INPUT ROWS –
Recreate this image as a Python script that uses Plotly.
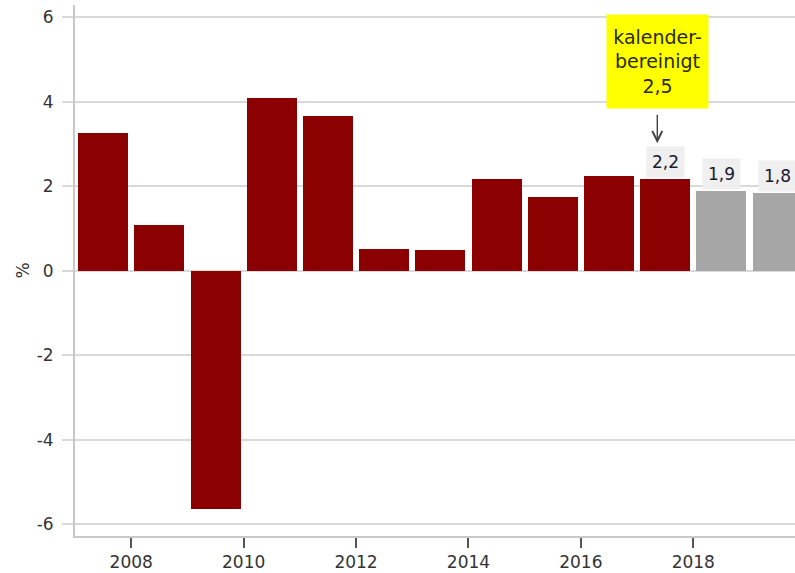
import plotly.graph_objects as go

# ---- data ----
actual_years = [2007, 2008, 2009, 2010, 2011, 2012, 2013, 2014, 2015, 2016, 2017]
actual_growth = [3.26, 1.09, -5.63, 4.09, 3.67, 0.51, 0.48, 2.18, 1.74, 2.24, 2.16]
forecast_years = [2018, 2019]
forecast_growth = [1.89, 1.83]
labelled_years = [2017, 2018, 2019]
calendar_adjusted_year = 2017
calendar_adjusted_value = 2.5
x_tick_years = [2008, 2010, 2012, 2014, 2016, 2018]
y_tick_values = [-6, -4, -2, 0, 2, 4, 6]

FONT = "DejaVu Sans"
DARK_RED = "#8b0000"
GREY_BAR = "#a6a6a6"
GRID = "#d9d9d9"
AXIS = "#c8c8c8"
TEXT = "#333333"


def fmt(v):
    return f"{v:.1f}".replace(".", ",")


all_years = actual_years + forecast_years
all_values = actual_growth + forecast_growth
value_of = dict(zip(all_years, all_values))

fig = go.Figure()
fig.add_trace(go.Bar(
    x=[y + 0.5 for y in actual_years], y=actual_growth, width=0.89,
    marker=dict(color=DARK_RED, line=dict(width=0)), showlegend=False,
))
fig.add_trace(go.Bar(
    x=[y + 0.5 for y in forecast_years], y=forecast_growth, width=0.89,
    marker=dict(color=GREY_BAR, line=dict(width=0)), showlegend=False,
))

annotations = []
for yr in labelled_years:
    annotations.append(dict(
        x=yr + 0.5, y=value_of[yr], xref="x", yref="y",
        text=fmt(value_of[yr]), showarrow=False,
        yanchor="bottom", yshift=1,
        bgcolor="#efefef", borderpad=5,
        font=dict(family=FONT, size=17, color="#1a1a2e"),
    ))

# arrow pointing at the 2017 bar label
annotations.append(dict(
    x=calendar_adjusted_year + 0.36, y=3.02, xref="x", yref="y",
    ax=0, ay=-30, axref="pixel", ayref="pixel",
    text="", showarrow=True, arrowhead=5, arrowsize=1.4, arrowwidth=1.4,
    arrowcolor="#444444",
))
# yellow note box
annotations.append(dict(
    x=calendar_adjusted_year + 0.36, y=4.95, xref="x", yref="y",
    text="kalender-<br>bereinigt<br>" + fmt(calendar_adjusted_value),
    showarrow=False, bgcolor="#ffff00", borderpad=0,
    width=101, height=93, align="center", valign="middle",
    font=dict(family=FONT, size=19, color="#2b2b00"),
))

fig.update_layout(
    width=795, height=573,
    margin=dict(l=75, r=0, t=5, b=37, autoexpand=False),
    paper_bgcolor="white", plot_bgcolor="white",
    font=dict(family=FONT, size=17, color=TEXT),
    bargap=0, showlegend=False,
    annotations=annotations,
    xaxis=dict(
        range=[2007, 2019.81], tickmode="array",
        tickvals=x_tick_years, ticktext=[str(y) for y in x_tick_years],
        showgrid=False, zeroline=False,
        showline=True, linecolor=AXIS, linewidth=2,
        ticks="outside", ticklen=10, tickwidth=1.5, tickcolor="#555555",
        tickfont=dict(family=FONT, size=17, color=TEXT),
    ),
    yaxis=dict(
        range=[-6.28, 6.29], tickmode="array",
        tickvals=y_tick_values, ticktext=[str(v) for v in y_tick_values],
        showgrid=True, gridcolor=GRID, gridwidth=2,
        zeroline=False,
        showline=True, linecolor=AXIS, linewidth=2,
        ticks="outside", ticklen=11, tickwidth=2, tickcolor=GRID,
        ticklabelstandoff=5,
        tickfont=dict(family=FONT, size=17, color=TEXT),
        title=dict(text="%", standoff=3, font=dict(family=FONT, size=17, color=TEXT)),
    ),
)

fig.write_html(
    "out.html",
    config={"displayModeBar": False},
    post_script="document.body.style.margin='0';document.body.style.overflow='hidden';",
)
==
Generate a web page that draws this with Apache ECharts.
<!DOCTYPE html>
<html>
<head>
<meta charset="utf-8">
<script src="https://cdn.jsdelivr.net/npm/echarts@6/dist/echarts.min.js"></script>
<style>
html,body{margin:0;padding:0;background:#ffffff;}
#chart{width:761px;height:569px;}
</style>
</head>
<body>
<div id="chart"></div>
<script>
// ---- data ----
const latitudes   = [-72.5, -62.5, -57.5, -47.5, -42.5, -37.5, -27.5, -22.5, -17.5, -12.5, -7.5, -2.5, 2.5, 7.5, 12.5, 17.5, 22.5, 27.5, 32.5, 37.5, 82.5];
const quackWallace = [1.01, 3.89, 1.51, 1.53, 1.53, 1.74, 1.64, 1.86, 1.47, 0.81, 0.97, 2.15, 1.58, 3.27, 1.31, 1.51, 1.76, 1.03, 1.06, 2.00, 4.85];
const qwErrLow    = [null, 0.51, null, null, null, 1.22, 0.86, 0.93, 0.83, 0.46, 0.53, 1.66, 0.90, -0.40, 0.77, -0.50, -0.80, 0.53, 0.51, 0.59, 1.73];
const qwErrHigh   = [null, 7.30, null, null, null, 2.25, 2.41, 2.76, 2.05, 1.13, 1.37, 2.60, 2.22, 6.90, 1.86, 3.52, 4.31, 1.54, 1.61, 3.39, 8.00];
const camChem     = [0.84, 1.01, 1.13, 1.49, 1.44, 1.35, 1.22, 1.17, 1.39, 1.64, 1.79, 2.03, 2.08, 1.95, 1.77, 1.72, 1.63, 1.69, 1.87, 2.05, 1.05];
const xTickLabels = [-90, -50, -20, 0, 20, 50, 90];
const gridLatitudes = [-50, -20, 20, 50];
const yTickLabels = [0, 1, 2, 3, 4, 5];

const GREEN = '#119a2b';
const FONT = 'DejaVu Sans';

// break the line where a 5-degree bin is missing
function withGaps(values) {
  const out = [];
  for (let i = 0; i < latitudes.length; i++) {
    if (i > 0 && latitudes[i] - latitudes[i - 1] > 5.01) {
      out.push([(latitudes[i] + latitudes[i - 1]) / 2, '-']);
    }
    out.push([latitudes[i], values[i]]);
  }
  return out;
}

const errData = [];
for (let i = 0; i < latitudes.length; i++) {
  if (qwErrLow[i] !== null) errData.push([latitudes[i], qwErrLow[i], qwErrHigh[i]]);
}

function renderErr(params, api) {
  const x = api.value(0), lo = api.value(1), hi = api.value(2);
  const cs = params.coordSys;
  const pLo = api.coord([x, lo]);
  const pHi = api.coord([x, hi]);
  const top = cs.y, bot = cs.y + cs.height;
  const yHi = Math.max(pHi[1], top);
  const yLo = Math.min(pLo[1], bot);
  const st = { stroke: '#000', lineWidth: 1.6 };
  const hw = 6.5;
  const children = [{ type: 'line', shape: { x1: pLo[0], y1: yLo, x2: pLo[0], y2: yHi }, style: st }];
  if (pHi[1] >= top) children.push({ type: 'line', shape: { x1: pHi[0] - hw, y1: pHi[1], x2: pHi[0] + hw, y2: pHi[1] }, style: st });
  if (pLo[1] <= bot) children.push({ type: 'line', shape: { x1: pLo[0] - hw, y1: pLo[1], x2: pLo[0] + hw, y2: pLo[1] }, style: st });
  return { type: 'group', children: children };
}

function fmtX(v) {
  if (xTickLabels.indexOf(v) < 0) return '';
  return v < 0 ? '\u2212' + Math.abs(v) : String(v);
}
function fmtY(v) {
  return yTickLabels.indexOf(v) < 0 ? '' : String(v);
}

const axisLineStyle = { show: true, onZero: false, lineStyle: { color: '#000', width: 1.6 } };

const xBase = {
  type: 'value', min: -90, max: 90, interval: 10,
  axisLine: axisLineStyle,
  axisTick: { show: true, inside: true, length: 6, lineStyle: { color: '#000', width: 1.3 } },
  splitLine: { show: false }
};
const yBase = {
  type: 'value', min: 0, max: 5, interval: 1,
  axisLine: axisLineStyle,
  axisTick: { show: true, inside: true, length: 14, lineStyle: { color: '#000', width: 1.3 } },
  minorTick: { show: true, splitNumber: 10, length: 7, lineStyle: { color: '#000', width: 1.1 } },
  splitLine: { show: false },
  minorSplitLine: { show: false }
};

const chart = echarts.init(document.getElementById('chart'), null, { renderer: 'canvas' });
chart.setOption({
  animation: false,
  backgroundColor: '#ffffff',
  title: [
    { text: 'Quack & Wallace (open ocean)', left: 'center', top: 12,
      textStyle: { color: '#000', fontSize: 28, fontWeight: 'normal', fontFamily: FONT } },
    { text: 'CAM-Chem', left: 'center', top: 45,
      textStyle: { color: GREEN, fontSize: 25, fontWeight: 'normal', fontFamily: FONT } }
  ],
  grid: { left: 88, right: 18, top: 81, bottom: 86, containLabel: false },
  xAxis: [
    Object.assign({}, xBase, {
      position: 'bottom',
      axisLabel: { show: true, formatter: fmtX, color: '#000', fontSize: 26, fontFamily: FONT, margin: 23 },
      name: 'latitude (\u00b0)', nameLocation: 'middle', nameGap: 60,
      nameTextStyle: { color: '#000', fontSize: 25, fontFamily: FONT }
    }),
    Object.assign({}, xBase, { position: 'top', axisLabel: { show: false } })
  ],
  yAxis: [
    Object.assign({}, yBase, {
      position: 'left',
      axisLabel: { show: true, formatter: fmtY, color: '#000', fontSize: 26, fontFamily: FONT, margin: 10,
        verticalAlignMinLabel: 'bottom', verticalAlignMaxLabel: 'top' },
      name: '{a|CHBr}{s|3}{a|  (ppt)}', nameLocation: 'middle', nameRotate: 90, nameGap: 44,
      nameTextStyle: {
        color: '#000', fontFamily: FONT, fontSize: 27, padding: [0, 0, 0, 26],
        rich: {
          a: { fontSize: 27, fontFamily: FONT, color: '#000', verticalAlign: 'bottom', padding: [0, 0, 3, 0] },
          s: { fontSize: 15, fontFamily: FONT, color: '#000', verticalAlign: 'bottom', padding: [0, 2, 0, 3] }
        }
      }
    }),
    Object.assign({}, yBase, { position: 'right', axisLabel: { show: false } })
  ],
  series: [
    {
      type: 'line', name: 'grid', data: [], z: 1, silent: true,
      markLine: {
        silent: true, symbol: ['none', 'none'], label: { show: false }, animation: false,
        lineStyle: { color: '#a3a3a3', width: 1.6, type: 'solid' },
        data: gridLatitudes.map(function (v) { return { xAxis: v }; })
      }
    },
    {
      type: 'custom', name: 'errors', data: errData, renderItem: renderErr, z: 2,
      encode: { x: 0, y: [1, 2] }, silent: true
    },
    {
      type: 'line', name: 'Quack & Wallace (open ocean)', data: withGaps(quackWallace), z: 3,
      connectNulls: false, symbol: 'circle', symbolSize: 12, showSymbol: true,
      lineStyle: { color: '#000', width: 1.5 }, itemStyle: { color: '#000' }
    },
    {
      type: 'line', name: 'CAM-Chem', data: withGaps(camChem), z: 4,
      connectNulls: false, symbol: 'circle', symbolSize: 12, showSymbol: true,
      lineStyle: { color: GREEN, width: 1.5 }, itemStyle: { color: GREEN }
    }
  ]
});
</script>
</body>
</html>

PROBLEM TO SOLVE – Only the lines from the one with "Recreate this image" through the one with "import plotly.graph_objects as go" belong in your copy; retype them exactly and drop any pictures.

CORRECT ANSWER –
Recreate this image as a Python script that uses Plotly.
import plotly.graph_objects as go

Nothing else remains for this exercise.